É muito desumano. Só estou em pé porque sou evangélica e tenho muita fé em Jesus. Mas é muito revoltante, muito triste essa situação. A gente paga impostos pra que?
Todavia, em meio à conversa com o Portal RSN, dona Marta recebe um telefonema da filha. “Meu marido sofre de diabetes e está passando mal. Subiu a pressão e eu estou aqui”. O corpo de Romário foi liberado por volta das 12h15.
Assim, tão logo o carro funerário saiu, outra família começou a ser atendida. Era a mãe e um irmão de Vilson e João, mortos a pedradas também na madrugada de domingo (2) em Laranjeiras do Sul. Eles também tiveram que esperar esta segunda para a liberação dos corpos. Emocionados, nenhum teve condições de falar.
CASO DE SAÚDE PÚBLICA
Se de um lado, o sofrimento das famílias é grande, de outro, a condição de um auxiliar de necrópsia é questão de saúde pública.
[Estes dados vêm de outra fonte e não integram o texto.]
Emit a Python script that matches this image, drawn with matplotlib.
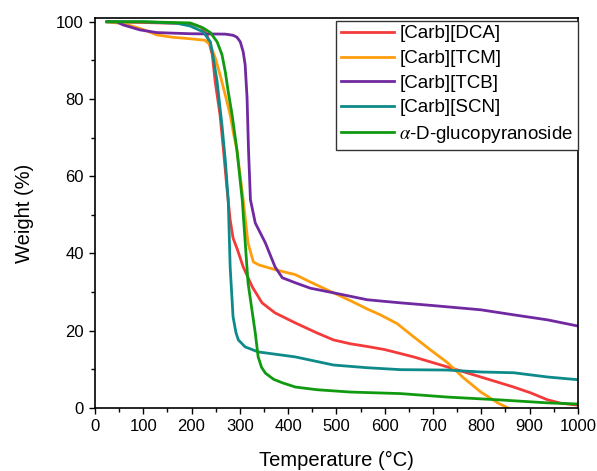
import numpy as np
import matplotlib
matplotlib.use("Agg")
import matplotlib.pyplot as plt
from matplotlib.ticker import MultipleLocator

plt.rcParams['font.family'] = ['Liberation Sans', 'DejaVu Sans']
plt.rcParams['mathtext.fontset'] = 'stix'

# [Carb][DCA]
dca_t = [25, 100, 200, 220, 232, 243, 249, 259, 266, 274, 280, 286, 295, 307, 326, 346,
         373, 415, 460, 494, 529, 564, 600, 660, 730, 799, 867, 902, 937, 965, 1000]
dca_w = [100, 99.8, 99.5, 98.6, 96.6, 91.5, 84.5, 75.9, 67, 56, 48.7, 44, 41, 36.5, 31.3, 27.2,
         24.6, 22, 19.4, 17.6, 16.6, 15.9, 15.1, 13.2, 10.6, 8.0, 5.4, 3.9, 2.1, 1.2, 0.7]

# [Carb][TCM]
tcm_t = [25, 60, 100, 128, 160, 197, 228, 239, 249, 259, 270, 280, 287, 294, 307, 317,
         328, 340, 373, 415, 446, 494, 530, 564, 591, 626, 660, 695, 730, 763, 799, 834, 855]
tcm_w = [100, 99.5, 98, 96.6, 96, 95.6, 95.2, 94, 90.7, 86.3, 81, 75.9, 71, 66.8, 53.9, 42.7,
         37.8, 37, 35.8, 34.5, 32.6, 29.8, 27.7, 25.6, 24.1, 21.8, 18.4, 15, 11.7, 7.8, 4.1, 1.3, 0]

# [Carb][TCB]
tcb_t = [25, 45, 58, 93, 128, 197, 270, 286, 294, 301, 307, 311, 315, 318, 322, 332, 353,
         373, 388, 415, 446, 494, 564, 633, 700, 799, 867, 937, 1000]
tcb_w = [100, 100, 99.2, 97.9, 97.2, 96.9, 96.8, 96.5, 96, 94.8, 92.2, 88.9, 80.3, 66.8, 53.9,
         47.9, 42.7, 36.5, 33.7, 32.4, 31, 29.8, 28, 27.2, 26.5, 25.4, 24.1, 22.8, 21.2]

# [Carb][SCN]
scn_t = [25, 100, 170, 197, 224, 239, 245, 253, 259, 263, 270, 276, 280, 286, 292, 297,
         311, 338, 415, 494, 564, 633, 730, 799, 867, 937, 1000]
scn_w = [100, 100, 99.6, 98.9, 97.4, 94.8, 90.7, 84.5, 77.7, 73.3, 64, 53.9, 36.5, 23.6, 19.5,
         17.6, 15.8, 14.5, 13.2, 11.1, 10.4, 9.9, 9.8, 9.3, 9.1, 8.0, 7.3]

# alpha-D-glucopyranoside
glu_t = [25, 100, 197, 224, 239, 253, 263, 270, 276, 284, 294, 305, 317, 332, 338,
         345, 353, 370, 388, 415, 460, 529, 633, 730, 834, 937, 1000]
glu_w = [100, 100, 99.7, 98.4, 97.2, 94.8, 91.5, 87, 81.9, 75.9, 66.8, 53.9, 32.4, 19.4, 13.2,
         10.5, 9, 7.4, 6.5, 5.4, 4.7, 4.1, 3.7, 2.8, 2.1, 1.3, 1.0]

series = [
    (dca_t, dca_w, "[Carb][DCA]", "#f43a3a"),
    (tcm_t, tcm_w, "[Carb][TCM]", "#ff9e0d"),
    (tcb_t, tcb_w, "[Carb][TCB]", "#7029a0"),
    (scn_t, scn_w, "[Carb][SCN]", "#0e8a8a"),
    (glu_t, glu_w, r"$\alpha$-D-glucopyranoside", "#109a10"),
]

fig = plt.figure(figsize=(5.97, 4.71), dpi=100)
ax = fig.add_axes([0.159, 0.134, 0.809, 0.828])

for t, w, label, color in series:
    ax.plot(t, w, color=color, lw=2.0, label=label, solid_joinstyle='round')

ax.set_xlim(0, 1000)
ax.set_ylim(0, 101)
ax.xaxis.set_major_locator(MultipleLocator(100))
ax.xaxis.set_minor_locator(MultipleLocator(50))
ax.yaxis.set_major_locator(MultipleLocator(20))
ax.yaxis.set_minor_locator(MultipleLocator(10))
ax.tick_params(which='major', direction='out', length=4.5, width=1, labelsize=12, top=False, right=False)
ax.tick_params(which='minor', direction='out', length=3, width=1, top=False, right=False)
for s in ax.spines.values():
    s.set_linewidth(1.2)

ax.set_xlabel("Temperature (°C)", fontsize=14.5, labelpad=12)
ax.set_ylabel("Weight (%)", fontsize=14.5, labelpad=16)

leg = ax.legend(loc='upper right', bbox_to_anchor=(1.0, 0.993), fontsize=13.5,
                frameon=True, fancybox=False, framealpha=1, edgecolor='#333333',
                handlelength=2.8, handletextpad=0.3, labelspacing=0.4, borderpad=0.25,
                borderaxespad=0.0)
leg.get_frame().set_linewidth(1.0)

fig.savefig("out.png", dpi=100)
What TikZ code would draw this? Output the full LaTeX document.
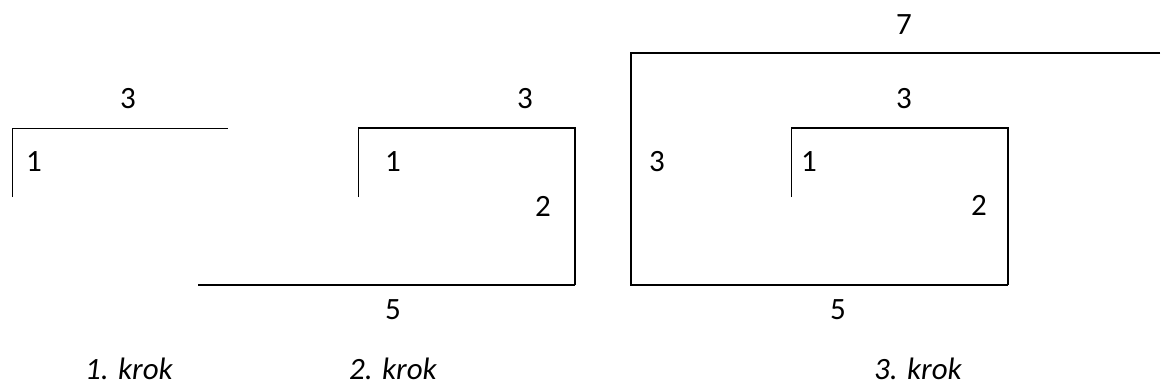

Teve um dia que trabalhei 16 horas seguidas, abrindo corpos, lavando, secando músculos, costurado de seis corpos
Porém, o serviço do auxiliar de necrópsia não para por aí. Apenas uma porta separa o necrotério da parte administrativa. Após lavar as mãos sujas de sangue, esse profissional passa a porta e vai acolher a família. Após serem xingados pela demora, colhem todos os dados. “São perguntas que mexem mais ainda na ferida dos familiares”. E então vem o preenchimento e o relatório que é postado no sistema ‘on line’ do IML.
“Agora, você consegue imaginar como é a nosso psicológico, lidando diariamente com a morte e com o desespero das famílias. Muitas vezes estamos sem dormir, sem comer. Eu já não suporto mais este lugar porque acumulamos funções. Somos até motoristas”.
Conforme o desabafo de um desses auxiliares de necrópsia, todos tem família, tem filhos. “Temos uma escala insana e ganhamos muito pouco. Por isso, muitos usam a hora de folga para fazer ‘bicos’. Não temos nenhum acompanhamento psiquiátrico. Assim, temos caso de suicídio em Toledo, de consumo de álcool e de drogas”.
Para a demanda de Guarapuava, com a redução das 23h para às 20h desde o dia 1º de fevereiro, mais um profissional resolveria a demanda. “Teríamos condições de fazer 24h por 32h”.
Entretanto, as famílias que perder alguém por morte violenta, após às 20h, terão que esperar até o dia seguinte para a liberação.